Unindo o Parnasianismo francês à tradição portuguesa, Olavo Bilac demonstra, ao correr da pena, intimidade e destreza com o soneto. Para o pesquisador Sânzio de Azevedo, autor do livro O Parnasianismo na Poesia Brasileira ele foi "o que mais próximo chegou do rigor estético da corrente literária, com sua forma impecável", mas também um dos que dela mais se afastaram, "pelo sensualismo escaldante e pelo tom crepuscular de seus últimos versos", analisa. Para ele, A Via-Láctea é o poema de Bilac que mais expressa sua tendência ao lirismo, também influenciado pela sua declarada admiração pelos versos de Bocage, poeta português do século XVIII.
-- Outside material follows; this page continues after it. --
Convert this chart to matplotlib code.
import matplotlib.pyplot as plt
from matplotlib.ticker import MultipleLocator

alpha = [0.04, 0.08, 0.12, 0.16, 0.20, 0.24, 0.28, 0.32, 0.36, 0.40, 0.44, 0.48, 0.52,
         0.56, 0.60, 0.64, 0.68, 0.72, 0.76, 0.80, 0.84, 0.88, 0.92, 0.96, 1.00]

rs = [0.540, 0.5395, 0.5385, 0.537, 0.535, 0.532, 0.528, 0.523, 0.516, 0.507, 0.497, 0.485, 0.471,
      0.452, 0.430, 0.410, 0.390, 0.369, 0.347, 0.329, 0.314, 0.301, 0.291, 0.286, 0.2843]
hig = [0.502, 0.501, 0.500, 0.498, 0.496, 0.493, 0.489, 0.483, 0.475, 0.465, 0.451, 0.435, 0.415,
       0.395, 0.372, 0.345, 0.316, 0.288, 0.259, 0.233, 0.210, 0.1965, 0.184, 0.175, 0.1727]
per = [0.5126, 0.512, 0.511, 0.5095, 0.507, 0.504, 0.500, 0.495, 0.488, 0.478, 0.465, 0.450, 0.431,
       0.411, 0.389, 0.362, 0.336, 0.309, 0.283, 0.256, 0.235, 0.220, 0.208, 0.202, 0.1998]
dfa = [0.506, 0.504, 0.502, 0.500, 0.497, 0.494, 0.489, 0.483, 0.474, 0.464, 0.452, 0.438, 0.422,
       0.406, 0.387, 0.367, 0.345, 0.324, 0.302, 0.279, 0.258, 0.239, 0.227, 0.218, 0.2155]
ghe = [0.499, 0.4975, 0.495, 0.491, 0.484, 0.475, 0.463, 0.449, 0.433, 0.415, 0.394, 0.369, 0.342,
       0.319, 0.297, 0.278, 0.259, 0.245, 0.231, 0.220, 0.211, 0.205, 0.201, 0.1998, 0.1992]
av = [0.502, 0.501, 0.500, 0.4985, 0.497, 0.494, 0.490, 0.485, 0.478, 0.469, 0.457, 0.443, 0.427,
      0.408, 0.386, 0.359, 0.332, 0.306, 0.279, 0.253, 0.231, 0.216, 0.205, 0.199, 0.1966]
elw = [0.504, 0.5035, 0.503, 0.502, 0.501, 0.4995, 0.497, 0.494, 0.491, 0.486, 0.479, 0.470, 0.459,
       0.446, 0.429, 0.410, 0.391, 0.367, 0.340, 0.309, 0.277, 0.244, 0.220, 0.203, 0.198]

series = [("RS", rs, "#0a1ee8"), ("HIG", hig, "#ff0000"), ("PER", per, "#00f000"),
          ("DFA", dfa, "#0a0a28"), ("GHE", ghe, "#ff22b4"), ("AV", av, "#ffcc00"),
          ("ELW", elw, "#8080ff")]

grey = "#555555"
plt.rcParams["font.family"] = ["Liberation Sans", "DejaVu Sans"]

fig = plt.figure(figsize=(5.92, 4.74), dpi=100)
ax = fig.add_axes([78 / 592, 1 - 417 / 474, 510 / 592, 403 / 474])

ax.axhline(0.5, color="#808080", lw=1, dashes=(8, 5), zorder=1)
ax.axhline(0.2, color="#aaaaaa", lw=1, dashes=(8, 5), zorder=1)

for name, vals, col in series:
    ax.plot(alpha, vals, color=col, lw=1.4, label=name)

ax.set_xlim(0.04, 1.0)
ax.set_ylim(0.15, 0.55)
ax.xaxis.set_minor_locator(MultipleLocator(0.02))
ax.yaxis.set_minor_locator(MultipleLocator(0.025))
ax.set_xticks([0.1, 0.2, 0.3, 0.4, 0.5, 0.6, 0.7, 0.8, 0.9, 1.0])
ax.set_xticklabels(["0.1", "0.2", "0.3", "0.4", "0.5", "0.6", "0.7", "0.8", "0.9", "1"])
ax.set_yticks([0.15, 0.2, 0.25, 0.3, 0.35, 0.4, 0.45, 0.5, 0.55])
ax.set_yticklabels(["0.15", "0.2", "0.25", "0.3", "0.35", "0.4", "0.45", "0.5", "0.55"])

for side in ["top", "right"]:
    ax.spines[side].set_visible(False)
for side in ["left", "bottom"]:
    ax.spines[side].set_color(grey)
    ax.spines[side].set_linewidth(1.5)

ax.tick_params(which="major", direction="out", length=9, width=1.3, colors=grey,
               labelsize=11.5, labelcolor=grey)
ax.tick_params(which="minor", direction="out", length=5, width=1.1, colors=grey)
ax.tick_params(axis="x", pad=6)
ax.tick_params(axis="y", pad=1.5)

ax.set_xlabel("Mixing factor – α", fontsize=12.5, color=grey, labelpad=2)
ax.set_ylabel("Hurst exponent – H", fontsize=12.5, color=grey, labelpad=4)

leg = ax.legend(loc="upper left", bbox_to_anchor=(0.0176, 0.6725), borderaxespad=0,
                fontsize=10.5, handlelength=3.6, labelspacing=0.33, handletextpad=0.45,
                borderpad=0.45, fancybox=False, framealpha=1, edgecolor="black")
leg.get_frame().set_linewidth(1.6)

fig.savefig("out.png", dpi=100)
"Costumamos achar que os poetas parnasianos pregavam a "arte pela arte" e, portanto, viviam ausentes da vida cotidiana. Bilac, ao contrário, foi figura pública intimamente ligada com questões de seu tempo", lembra Suene Honorato, professora de Literatura Brasileira do curso de Letras da UFC. Olavo, inclusive, defendeu a profissionalização do escritor e colocou-se ativamente no debate político, além de ter escrito textos didáticos, crônicas jornalísticas, e a letra do Hino à Bandeira do Brasil.
Como jornalista, trabalhou em revistas e jornais e, no periódico Gazeta de Notícias, substituiu Machado de Assis na seção "Semana". Olavo, no entanto, era homem de poesia. Nas duas primeiras décadas do século XX, seus versos eram copiados de mão em mão, declamados nos saraus literários e, em pouco tempo, ganharam popularidade. Assim tornou-se conhecido poema o Via-Láctea", que, anos mais tarde, emprestou um de seus versos para a canção Divina Comédia Humana, de Belchior: "Ora (direis) ouvir estrelas! Certo/ Perdeste o senso!" E eu vos direi, no entanto /Que, para ouvi-las, muita vez desperto/ E abro as janelas, pálido de espanto...
Tido como o maior poeta parnasiano do Brasil, Bilac foi eleito, em 1907, o "príncipe dos poetas brasileiros", em concurso lançado pela revista Fon-Fon. Esse prestígio é dado, em parte, por seu declarado amor pela língua vernácula. No famoso soneto Língua Portuguesa, inclusive, ele reencontra esta que é a "Última flor do Lácio, inculta e bela", tão amada em seu viço agreste e em seu aroma. Foi a partir dela que encontrou as bases do rigor de estilo, resultado do ofício do escritor que, longe do turbilhão da rua, "trabalha e teima, e lima, e sofre, e sua!".